Chicago Bears 2013 Draft: Aggregating Report Card Grades from Around the Web

Ross Read@@RossReadContributor IIIApril 29, 2013

Chicago Bears 2013 Draft: Aggregating Report Card Grades from Around the Web

0 of 5

    Now that the draft is in the books, there is plenty of reaction around the web. Everybody has an opinion on what the Bears did and it's always interesting to get various perspectives. 

    Undoubtedly, the Bears opened some eyes when they decided to pick Kyle Long in the first round. They stayed on the course of selecting players based on need when they drafted Jon Bostic and Khaseem Greene. 

    Once Phil Emery got his need players, he spent the rest of the draft taking value: offensive tackle Jordan Mills, defensive end Cornelius Washington and wide receiver Marquess Wilson. 

    Here's your chance to agree or disagree with some of the draft grades from around the web. 

Chris Burke, Sports Illustrated

1 of 5

    Chris Burke at Sport Illustrated gave the Bears' first-round selection a B.

    Burke had Long as a second-round player but cited Long's versatility and the Bears' glaring need at the position as a positive in the pick. 

    The concern Burke has with Long is his inexperience. He believes it will take Long some time to mature and will probably start at first in a backup role. 

    Right now Long will go into camp with every opportunity to win the starting left guard job. Given the players he has to go against, most notably Gabe Carimi, he should come out of training camp with the job.  

Pete Prisco, CBS

2 of 5

    Pete Prisco of CBS gave the first-round selection a C+ but really failed to elaborate why. He goes on to call Kyle Long "a nasty player." 

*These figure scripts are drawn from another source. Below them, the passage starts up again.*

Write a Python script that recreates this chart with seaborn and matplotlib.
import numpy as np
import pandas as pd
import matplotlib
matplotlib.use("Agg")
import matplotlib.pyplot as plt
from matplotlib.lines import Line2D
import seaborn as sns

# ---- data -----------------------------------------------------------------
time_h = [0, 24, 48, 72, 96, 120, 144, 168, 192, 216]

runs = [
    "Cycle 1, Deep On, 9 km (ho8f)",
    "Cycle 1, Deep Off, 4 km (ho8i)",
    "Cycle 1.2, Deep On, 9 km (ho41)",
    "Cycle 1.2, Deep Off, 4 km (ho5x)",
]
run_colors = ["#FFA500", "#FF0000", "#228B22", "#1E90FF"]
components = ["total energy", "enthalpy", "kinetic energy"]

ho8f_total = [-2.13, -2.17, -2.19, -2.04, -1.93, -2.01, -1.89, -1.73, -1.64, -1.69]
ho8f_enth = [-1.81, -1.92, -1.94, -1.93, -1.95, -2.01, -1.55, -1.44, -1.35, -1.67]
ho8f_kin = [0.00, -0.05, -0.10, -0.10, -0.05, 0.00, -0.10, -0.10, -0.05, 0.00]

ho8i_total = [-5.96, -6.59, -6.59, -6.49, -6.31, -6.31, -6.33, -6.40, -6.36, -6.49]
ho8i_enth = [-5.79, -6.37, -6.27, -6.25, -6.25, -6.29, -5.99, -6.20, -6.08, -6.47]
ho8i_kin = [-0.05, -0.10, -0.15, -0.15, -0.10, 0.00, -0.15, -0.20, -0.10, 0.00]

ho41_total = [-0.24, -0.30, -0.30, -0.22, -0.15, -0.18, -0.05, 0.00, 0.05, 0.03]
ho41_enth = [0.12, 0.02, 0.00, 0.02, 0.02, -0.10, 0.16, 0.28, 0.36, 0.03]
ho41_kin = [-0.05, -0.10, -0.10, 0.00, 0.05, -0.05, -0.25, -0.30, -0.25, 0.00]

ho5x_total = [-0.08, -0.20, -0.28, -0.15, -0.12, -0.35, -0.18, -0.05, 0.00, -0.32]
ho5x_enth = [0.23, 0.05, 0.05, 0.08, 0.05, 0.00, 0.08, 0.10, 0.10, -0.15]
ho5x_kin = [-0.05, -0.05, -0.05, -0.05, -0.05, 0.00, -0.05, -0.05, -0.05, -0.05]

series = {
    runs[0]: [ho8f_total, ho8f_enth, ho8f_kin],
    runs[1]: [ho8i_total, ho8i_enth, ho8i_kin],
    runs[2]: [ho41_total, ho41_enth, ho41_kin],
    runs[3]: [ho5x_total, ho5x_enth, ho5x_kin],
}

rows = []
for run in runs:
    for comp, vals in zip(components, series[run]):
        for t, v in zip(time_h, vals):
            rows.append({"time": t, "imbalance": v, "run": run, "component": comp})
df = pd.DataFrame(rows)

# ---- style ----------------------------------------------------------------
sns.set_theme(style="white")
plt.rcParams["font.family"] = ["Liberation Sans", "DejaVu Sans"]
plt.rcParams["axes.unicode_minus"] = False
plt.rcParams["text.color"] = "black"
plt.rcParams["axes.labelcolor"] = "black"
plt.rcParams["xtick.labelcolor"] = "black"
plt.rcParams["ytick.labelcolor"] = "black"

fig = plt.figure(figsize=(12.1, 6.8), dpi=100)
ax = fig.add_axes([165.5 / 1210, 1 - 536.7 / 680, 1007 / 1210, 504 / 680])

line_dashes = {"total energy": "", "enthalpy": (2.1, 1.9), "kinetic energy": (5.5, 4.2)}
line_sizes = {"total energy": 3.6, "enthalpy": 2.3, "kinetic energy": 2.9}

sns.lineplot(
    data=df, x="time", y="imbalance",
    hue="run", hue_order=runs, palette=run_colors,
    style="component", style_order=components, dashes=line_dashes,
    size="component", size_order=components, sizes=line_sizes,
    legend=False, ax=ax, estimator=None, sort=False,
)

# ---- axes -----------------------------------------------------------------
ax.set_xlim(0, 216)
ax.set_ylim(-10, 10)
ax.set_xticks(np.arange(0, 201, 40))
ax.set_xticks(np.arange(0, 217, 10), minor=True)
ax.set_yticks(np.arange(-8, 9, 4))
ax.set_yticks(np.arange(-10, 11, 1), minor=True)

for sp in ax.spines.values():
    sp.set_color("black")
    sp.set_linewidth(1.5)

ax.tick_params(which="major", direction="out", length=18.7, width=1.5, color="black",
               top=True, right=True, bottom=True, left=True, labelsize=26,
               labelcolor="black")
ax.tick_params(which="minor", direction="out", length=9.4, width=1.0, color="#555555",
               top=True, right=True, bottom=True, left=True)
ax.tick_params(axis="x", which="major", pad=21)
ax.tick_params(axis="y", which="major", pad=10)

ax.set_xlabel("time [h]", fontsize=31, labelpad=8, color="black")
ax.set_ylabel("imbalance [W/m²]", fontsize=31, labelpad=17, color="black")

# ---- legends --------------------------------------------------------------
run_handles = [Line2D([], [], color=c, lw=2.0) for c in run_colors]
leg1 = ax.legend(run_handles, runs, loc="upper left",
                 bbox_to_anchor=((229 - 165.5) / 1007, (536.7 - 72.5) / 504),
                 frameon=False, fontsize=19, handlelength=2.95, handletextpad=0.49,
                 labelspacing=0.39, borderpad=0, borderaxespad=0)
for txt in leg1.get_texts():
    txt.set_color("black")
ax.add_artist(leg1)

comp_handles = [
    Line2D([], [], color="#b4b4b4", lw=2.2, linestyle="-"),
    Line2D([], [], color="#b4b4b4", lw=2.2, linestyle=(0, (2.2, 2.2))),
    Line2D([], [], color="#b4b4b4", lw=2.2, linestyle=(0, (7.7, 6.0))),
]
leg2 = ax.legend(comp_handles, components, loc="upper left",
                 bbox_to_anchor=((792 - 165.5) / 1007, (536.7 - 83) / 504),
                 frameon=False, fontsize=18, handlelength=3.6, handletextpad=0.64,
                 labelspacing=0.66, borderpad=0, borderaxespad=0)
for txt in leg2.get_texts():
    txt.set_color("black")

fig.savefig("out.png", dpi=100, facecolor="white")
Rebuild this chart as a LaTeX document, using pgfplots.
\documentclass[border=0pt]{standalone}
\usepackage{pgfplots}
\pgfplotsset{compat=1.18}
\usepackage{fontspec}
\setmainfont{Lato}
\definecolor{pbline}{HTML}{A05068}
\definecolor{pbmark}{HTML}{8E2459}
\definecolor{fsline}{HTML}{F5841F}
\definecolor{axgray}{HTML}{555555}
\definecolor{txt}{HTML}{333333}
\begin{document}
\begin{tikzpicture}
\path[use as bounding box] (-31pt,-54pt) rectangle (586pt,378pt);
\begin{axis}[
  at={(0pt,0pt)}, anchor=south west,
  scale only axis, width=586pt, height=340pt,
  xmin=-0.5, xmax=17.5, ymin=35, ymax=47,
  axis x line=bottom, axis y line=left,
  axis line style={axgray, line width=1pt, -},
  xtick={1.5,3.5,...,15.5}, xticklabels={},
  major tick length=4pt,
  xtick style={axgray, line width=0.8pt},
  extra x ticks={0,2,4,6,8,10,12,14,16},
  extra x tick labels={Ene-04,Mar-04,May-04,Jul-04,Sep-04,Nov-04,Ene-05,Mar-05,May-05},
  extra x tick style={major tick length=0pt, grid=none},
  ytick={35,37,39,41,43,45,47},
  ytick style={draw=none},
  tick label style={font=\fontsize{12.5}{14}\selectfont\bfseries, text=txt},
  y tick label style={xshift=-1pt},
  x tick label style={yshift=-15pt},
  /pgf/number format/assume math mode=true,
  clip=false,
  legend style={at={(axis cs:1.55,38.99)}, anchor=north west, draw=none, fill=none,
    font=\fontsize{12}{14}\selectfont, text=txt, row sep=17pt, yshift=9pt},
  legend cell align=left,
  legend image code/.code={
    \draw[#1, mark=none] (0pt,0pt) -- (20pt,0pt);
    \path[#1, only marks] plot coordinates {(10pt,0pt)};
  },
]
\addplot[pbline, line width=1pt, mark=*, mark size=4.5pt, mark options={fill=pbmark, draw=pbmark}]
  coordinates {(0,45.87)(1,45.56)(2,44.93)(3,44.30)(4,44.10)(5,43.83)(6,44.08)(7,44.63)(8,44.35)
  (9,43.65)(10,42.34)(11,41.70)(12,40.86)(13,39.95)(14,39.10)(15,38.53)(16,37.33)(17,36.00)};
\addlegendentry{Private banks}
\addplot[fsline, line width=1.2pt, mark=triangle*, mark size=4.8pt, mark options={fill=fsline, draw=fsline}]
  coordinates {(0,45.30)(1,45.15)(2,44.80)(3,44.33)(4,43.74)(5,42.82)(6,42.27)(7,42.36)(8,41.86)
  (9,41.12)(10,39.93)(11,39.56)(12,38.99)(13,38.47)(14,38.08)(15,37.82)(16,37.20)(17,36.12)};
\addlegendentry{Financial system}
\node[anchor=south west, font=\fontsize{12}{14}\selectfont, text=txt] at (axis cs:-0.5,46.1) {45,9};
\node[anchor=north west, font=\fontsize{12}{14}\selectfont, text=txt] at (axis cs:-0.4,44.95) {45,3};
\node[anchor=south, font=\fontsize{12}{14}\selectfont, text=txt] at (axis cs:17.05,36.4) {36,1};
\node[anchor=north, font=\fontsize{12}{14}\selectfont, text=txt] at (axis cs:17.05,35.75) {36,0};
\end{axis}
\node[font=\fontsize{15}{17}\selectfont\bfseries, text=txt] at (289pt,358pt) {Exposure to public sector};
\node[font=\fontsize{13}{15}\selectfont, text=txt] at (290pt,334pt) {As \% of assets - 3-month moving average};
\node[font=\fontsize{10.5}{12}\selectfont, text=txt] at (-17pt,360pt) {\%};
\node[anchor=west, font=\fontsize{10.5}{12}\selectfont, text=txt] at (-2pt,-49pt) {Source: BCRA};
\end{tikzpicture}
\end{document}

    From the short sentence he gives, Prisco seems to imply Long's lack of a particular position is a detriment. Shouldn't a player who can play two positions on the line be seen as a positive? 

    Given the Bears' holes up front, Long's versatility was one of the major reasons why they drafted him. Therefore, the C+ grade was a little unjust. 

Mel Kiper Jr. & Kevin Seifert, ESPN

3 of 5

    Mel Kiper Jr. needs no introduction and Kevin Seifert is the NFC North Blogger for ESPN. Kiper Jr. wasn't crazy about where the Bears drafted Kyle Long and gave their overall draft a C+. 

    Kiper Jr. liked Notre Dame Tyler Eifert for the Bears and thought Long was taken too high. Eifert was drafted one pick later by the Cincinnati Bengals. It's tough to critique the decision given the need for guard was higher than a need for tight end. You may recall the Bears signed Martellus Bennett on the first day of free agency. 

    Seifert loved the Bears going after a need. Jon Bostic and Khaseem Greene bring depth right away and could be impact starters within a year or two. 

Evan Silva, Rotoworld

4 of 5

    Evan Silva of Rotoworld stayed true to the popular theme. He wasn't crazy about where Long was drafted and touted his inexperience as the reason why. Silva thought the Bears rebounded with some good value picks and gave their draft a B-. 

    Silva is right. Jon Bostic will give D.J. Williams a run for his money in training camp and Khaseem Greene will learn a ton under Lance Briggs' tutelage. 

    When you have Aaron Rodgers and Matthew Stafford in the division, you can never have enough pass-rushers. Cornelius Washington from Georgia will have a major chip on his shoulder for dropping so low and could be an impact rusher for the Bears. 

Vinnie Iyer, Sporting News

5 of 5

    Vinnie Iyer of Sporting News gave the Bears a C. He believes fifth-round pick Jordan Mills will help them more immediately at tackle instead of Kyle Long. 

    With the signing of Jermon Bushrod, J'Marcus Webb gets kicked to the right tackle. The Bears' need is on the inside. Long fulfills that right away. He has plenty of time to develop into a quality right tackle when needed. 

    Jordan Mills will push James Brown for that backup tackle position. Given the round he was drafted, the Bears will give Mills every chance possible to make sure he has that spot come opening day.